◆ **Input data**:
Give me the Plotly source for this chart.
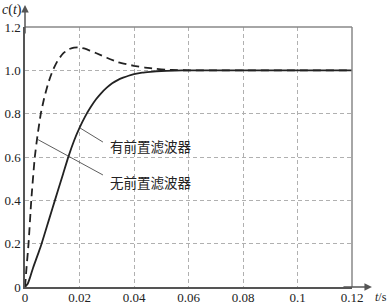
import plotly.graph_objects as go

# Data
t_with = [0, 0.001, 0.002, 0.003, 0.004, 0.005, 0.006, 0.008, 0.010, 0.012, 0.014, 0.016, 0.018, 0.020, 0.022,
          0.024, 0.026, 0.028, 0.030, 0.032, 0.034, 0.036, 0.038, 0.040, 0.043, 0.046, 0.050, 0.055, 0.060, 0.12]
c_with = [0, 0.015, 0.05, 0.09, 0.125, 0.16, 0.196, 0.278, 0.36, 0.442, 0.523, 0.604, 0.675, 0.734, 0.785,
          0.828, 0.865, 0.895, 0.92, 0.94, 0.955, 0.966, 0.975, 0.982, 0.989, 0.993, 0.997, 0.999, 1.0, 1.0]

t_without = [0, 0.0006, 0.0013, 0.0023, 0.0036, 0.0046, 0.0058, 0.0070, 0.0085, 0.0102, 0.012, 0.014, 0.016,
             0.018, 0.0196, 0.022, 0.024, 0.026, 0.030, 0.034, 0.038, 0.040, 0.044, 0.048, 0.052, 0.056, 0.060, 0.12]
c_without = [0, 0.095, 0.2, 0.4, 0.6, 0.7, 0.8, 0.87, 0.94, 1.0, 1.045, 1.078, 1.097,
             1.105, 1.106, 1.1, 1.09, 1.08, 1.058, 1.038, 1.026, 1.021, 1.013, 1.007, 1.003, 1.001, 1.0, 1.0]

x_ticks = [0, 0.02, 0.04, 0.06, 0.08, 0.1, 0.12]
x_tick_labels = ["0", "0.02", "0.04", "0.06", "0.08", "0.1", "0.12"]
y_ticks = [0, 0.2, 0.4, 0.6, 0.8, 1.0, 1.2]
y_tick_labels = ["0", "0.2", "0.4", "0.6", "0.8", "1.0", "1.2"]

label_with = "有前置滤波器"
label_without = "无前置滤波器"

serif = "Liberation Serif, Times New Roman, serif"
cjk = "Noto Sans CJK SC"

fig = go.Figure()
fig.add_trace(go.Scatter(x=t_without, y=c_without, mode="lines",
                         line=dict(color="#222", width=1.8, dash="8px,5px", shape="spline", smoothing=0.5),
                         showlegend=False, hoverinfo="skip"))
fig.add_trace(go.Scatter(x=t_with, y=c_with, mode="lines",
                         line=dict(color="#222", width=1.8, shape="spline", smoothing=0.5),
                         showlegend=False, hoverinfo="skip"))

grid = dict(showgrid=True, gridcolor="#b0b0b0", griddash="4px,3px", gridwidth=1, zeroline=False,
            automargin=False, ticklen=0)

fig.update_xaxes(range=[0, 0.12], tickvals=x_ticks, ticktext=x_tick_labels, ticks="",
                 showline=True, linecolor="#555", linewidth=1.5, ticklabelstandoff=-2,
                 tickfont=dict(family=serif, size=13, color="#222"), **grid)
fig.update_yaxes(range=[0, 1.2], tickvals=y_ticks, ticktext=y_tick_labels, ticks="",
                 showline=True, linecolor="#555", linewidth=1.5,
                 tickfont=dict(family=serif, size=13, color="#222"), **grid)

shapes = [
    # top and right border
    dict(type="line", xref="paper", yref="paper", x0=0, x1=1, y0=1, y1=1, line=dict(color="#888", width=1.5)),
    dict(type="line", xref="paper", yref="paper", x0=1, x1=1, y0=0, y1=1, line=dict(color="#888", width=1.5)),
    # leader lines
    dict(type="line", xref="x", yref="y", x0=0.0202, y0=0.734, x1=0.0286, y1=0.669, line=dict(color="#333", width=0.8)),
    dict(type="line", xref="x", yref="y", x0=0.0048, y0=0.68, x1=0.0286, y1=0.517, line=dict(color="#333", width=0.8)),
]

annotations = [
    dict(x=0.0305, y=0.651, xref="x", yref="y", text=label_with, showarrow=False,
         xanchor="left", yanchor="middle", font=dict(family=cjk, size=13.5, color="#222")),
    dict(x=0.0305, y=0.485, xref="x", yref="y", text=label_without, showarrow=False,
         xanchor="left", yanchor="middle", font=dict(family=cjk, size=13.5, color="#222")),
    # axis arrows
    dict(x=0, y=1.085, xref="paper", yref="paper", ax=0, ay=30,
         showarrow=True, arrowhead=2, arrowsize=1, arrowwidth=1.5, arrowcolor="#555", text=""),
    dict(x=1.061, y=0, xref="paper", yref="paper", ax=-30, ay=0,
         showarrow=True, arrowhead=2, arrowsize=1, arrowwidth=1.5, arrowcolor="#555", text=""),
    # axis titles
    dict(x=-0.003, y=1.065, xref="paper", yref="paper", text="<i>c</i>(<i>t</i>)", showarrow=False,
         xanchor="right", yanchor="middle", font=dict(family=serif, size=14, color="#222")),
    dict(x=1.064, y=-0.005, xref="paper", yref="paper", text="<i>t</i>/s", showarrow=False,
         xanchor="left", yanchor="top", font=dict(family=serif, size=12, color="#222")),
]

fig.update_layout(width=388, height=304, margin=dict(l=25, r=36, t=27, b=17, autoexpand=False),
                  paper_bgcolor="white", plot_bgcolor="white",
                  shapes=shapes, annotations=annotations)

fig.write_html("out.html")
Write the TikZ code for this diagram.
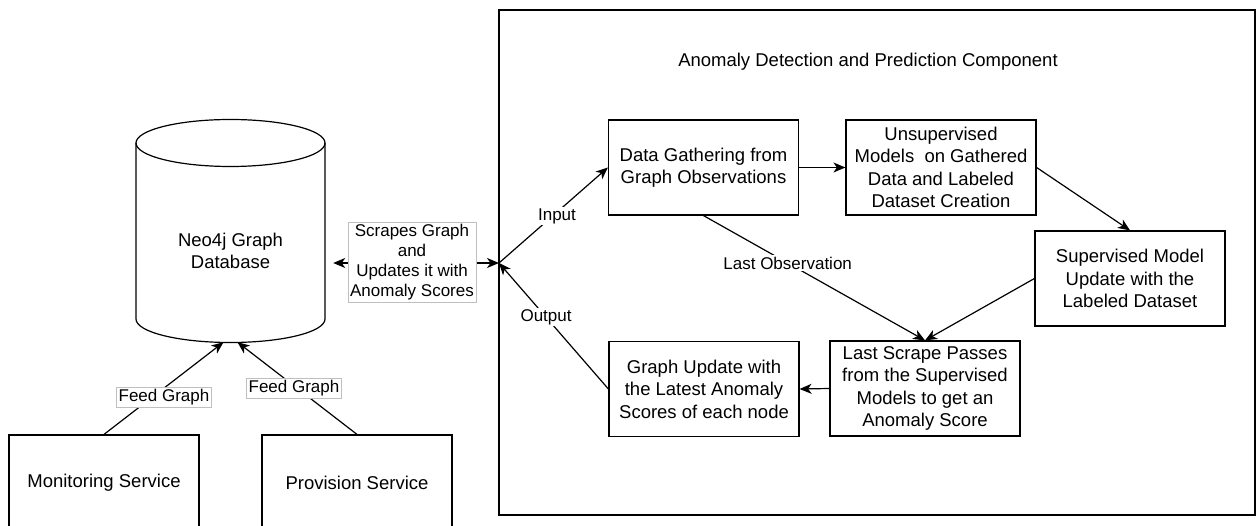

◆ **Written task**: Begin at the top of the material above and output each line exactly, stopping after the line that holds "automargin=False, ticklen=0)". Leave out pictures.

◆ **Full answer**:
Give me the Plotly source for this chart.
import plotly.graph_objects as go

# Data
t_with = [0, 0.001, 0.002, 0.003, 0.004, 0.005, 0.006, 0.008, 0.010, 0.012, 0.014, 0.016, 0.018, 0.020, 0.022,
          0.024, 0.026, 0.028, 0.030, 0.032, 0.034, 0.036, 0.038, 0.040, 0.043, 0.046, 0.050, 0.055, 0.060, 0.12]
c_with = [0, 0.015, 0.05, 0.09, 0.125, 0.16, 0.196, 0.278, 0.36, 0.442, 0.523, 0.604, 0.675, 0.734, 0.785,
          0.828, 0.865, 0.895, 0.92, 0.94, 0.955, 0.966, 0.975, 0.982, 0.989, 0.993, 0.997, 0.999, 1.0, 1.0]

t_without = [0, 0.0006, 0.0013, 0.0023, 0.0036, 0.0046, 0.0058, 0.0070, 0.0085, 0.0102, 0.012, 0.014, 0.016,
             0.018, 0.0196, 0.022, 0.024, 0.026, 0.030, 0.034, 0.038, 0.040, 0.044, 0.048, 0.052, 0.056, 0.060, 0.12]
c_without = [0, 0.095, 0.2, 0.4, 0.6, 0.7, 0.8, 0.87, 0.94, 1.0, 1.045, 1.078, 1.097,
             1.105, 1.106, 1.1, 1.09, 1.08, 1.058, 1.038, 1.026, 1.021, 1.013, 1.007, 1.003, 1.001, 1.0, 1.0]

x_ticks = [0, 0.02, 0.04, 0.06, 0.08, 0.1, 0.12]
x_tick_labels = ["0", "0.02", "0.04", "0.06", "0.08", "0.1", "0.12"]
y_ticks = [0, 0.2, 0.4, 0.6, 0.8, 1.0, 1.2]
y_tick_labels = ["0", "0.2", "0.4", "0.6", "0.8", "1.0", "1.2"]

label_with = "有前置滤波器"
label_without = "无前置滤波器"

serif = "Liberation Serif, Times New Roman, serif"
cjk = "Noto Sans CJK SC"

fig = go.Figure()
fig.add_trace(go.Scatter(x=t_without, y=c_without, mode="lines",
                         line=dict(color="#222", width=1.8, dash="8px,5px", shape="spline", smoothing=0.5),
                         showlegend=False, hoverinfo="skip"))
fig.add_trace(go.Scatter(x=t_with, y=c_with, mode="lines",
                         line=dict(color="#222", width=1.8, shape="spline", smoothing=0.5),
                         showlegend=False, hoverinfo="skip"))

grid = dict(showgrid=True, gridcolor="#b0b0b0", griddash="4px,3px", gridwidth=1, zeroline=False,
            automargin=False, ticklen=0)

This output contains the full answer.